Though all of us have some acquaintance with career meltdown, Dave ‘the Pie Guy’ Hulett, set the standard for humiliation the day he dropped a conifer on some high-tension power lines not far from the headwaters of the Mississippi. He might well have assumed that his prospects had been sold down Ol’ Man River, as the showtune lament puts it,
Show me dat stream called de river Jordan,
Dats de ol’ stream dat I long to cross.
Maybe it was that random Dairy Queen – home of takeaway summer treats, but which had forever blown his cover as a lumberjack – that had fixed itself in Dave’s firmament as a sign of doom, a sign that he determined to remake into a calling. He did drift down river – not to a grim fate, but only as far as Minneapolis. There he passed himself off in a hotel kitchen one day as something of a Julia Childs understudy – emphasis on ‘under’ – though he knew about as much about cooking as his erstwhile gym buddy, Ah’nold (Schwartzenegger) whose only confections might have been the subject of police inquiries.
But Dave won a try-out with the chef who swung into action on a basic white sauce to test whether the rookie could replicate the result. However much of an imposter Dave was, he had this virtue: as he had once been an observant and devoted tree hugger, Dave wrapped his arms around every flourish of the chef, every pinch and squirt and simmer, and to his own amazement produced a result that cleared the bar. He was in.
The clatter of that kitchen, and his own proclivities, led him in time to the mysteries and delights of pastry, but most especially of pies. It turned into the calling that had eluded him so spectacularly in the northwoods but that has now earned him a moniker – ‘the Pie Guy’. Dave ‘the Pie Guy’ Hulett.
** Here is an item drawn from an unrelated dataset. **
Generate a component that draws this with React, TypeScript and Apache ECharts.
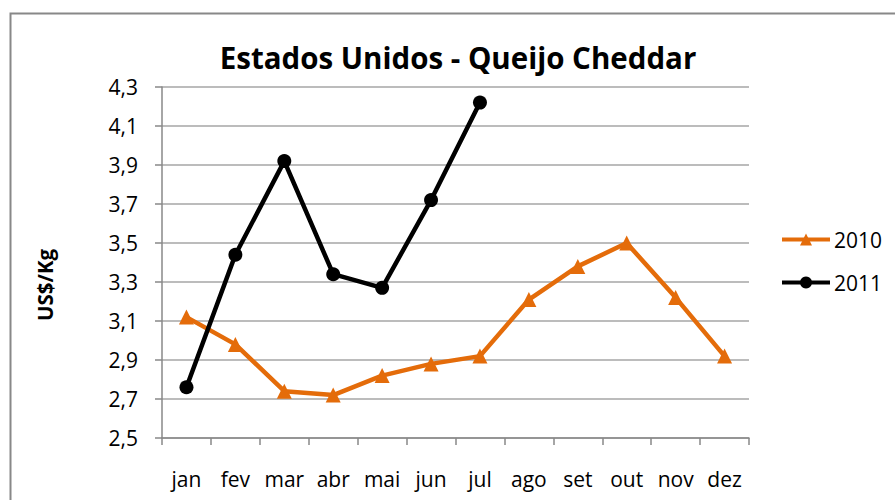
import React, { useEffect, useRef } from "react";
import * as echarts from "echarts";

const months = ["jan", "fev", "mar", "abr", "mai", "jun", "jul", "ago", "set", "out", "nov", "dez"];
const values2010 = [3.12, 2.98, 2.74, 2.72, 2.82, 2.88, 2.92, 3.21, 3.38, 3.5, 3.22, 2.92];
const values2011 = [2.76, 3.44, 3.92, 3.34, 3.27, 3.72, 4.22];
const yMin = 2.5;
const yMax = 4.3;
const yStep = 0.2;
const titleText = "Estados Unidos - Queijo Cheddar";
const yAxisTitle = "US$/Kg";

const FONT = "'Open Sans', sans-serif";

export default function App() {
  const ref = useRef<HTMLDivElement>(null);
  useEffect(() => {
    if (!ref.current) return;
    const chart = echarts.init(ref.current, undefined, { renderer: "svg" });
    const shift = (v: number) => Math.round((v - yMin) * 1000) / 1000;
    chart.setOption({
      animation: false,
      backgroundColor: "#ffffff",
      textStyle: { fontFamily: FONT },
      grid: { left: 162, right: 146, top: 87, bottom: 62 },
      graphic: [
        {
          type: "rect",
          shape: { x: 10.5, y: 13.5, width: 960, height: 560 },
          style: { fill: "none", stroke: "#888888", lineWidth: 2 },
          silent: true,
        },
        {
          type: "text",
          x: 458,
          y: 57,
          style: {
            text: titleText,
            fontFamily: FONT,
            fontWeight: "bold",
            fontSize: 29.5,
            fill: "#000000",
            textAlign: "center",
            textVerticalAlign: "middle",
          },
        },
        {
          type: "text",
          x: 45,
          y: 285,
          rotation: Math.PI / 2,
          style: {
            text: yAxisTitle,
            fontFamily: FONT,
            fontWeight: "bold",
            fontSize: 20.5,
            fill: "#000000",
            textAlign: "center",
            textVerticalAlign: "middle",
          },
        },
      ],
      legend: {
        orient: "vertical",
        left: 775,
        top: 224,
        itemWidth: 48,
        itemHeight: 15,
        itemGap: 22,
        lineStyle: { width: 4 },
        textStyle: { fontFamily: FONT, fontSize: 21, color: "#000000", padding: [0, 0, 0, -1] },
        data: ["2010", "2011"],
      },
      xAxis: {
        type: "category",
        data: months,
        boundaryGap: true,
        axisLine: { show: true, lineStyle: { color: "#888888", width: 1.5 } },
        axisTick: { show: true, length: 7, lineStyle: { color: "#888888", width: 1.5 } },
        axisLabel: { fontFamily: FONT, fontSize: 21, color: "#000000", margin: 30, interval: 0 },
        splitLine: { show: false },
      },
      yAxis: {
        type: "value",
        min: 0,
        max: shift(yMax),
        interval: yStep,
        axisLine: { show: true, lineStyle: { color: "#888888", width: 1.5 } },
        axisTick: { show: true, length: 7, lineStyle: { color: "#888888", width: 1.5 } },
        axisLabel: {
          fontFamily: FONT,
          fontSize: 21,
          color: "#000000",
          margin: 24,
          formatter: (v: number) => (v + yMin).toFixed(1).replace(".", ","),
        },
        splitLine: { show: true, lineStyle: { color: "#a6a6a6", width: 1.5 } },
      },
      series: [
        {
          name: "2010",
          type: "line",
          data: values2010.map(shift),
          symbol: "triangle",
          symbolSize: 15,
          lineStyle: { color: "#E46C0A", width: 4.5 },
          itemStyle: { color: "#E46C0A" },
        },
        {
          name: "2011",
          type: "line",
          data: values2011.map(shift),
          symbol: "circle",
          symbolSize: 14,
          lineStyle: { color: "#000000", width: 4.5 },
          itemStyle: { color: "#000000" },
        },
      ],
    });
    return () => chart.dispose();
  }, []);
  return (
    <div style={{ position: "fixed", left: 0, top: 0, width: 895, height: 500, background: "#fff" }}>
      <div ref={ref} style={{ width: 895, height: 500 }} />
    </div>
  );
}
It would be easy to miss the gravitas of such a handle. These latitudes of North America are the Mecca of pies. All the treasures of Old World pie savvy have been brought to brilliant triumph in the kitchens of this region where the abundance of apples, strawberries, pumpkins, cranberries, cherries, plums, rhubarb, blueberries and bushel baskets of other embarrassed fruits and vegetables that the Creator never intended for inclusion in pies, flourish in an unequaled profusion of pie splendor. It is there that Dave Hulett figures as ‘the Pie Guy’.
So exuberant is Dave in the practice of this craft, that it spills over into adjoining dishes, well adrift of the lane of ‘pastry’. Consider the following discovery that rivals anything brought to light at Los Alamos. Dave had applied to be a food hall exhibitor at a well-known fair in Wisconsin. Queried about what he proposed to serve at his stall, he mentioned apple pie among other things. This was greeted with derisive laughter at the other end of the line. What, asked the skeptic, did he think he could teach Wisconsin about apple pastry? (Dave had failed to fully grasp that a prominent town near the fair is called ‘Appleton’.) All right, rejoined Dave, have you ever heard about apples in chili-
con-carne?
This met with stunned silence. A stall was reserved to Dave forthwith. At the grand opening of the fair, he appeared at his stall with a full complement of his finest pies – and a pot of his breakthrough apple chili-con-carne. It sold out before lunch on the first day of the fair. Wisconsin has barely recovered from his out-of-the-box stroke of genius. But here is the ironic twist to any visit at Dave’s Minneapolis pie shop. You may order any of his prize-winning numbers – the French silk, the apple streusel, the cherry lattice – but as you drive away, you will begin to ask yourself, which of the pies was it I had the good fortune to sample? It’s all gone fuzzy. All for the brilliance of the yarn he tells you having pulled up a chair to the table asking, ‘Have I ever told you about growing up at
the lakehead in Duluth …?’
Nothing dazzles like a riveting story. You can take that to the bank. Dave did.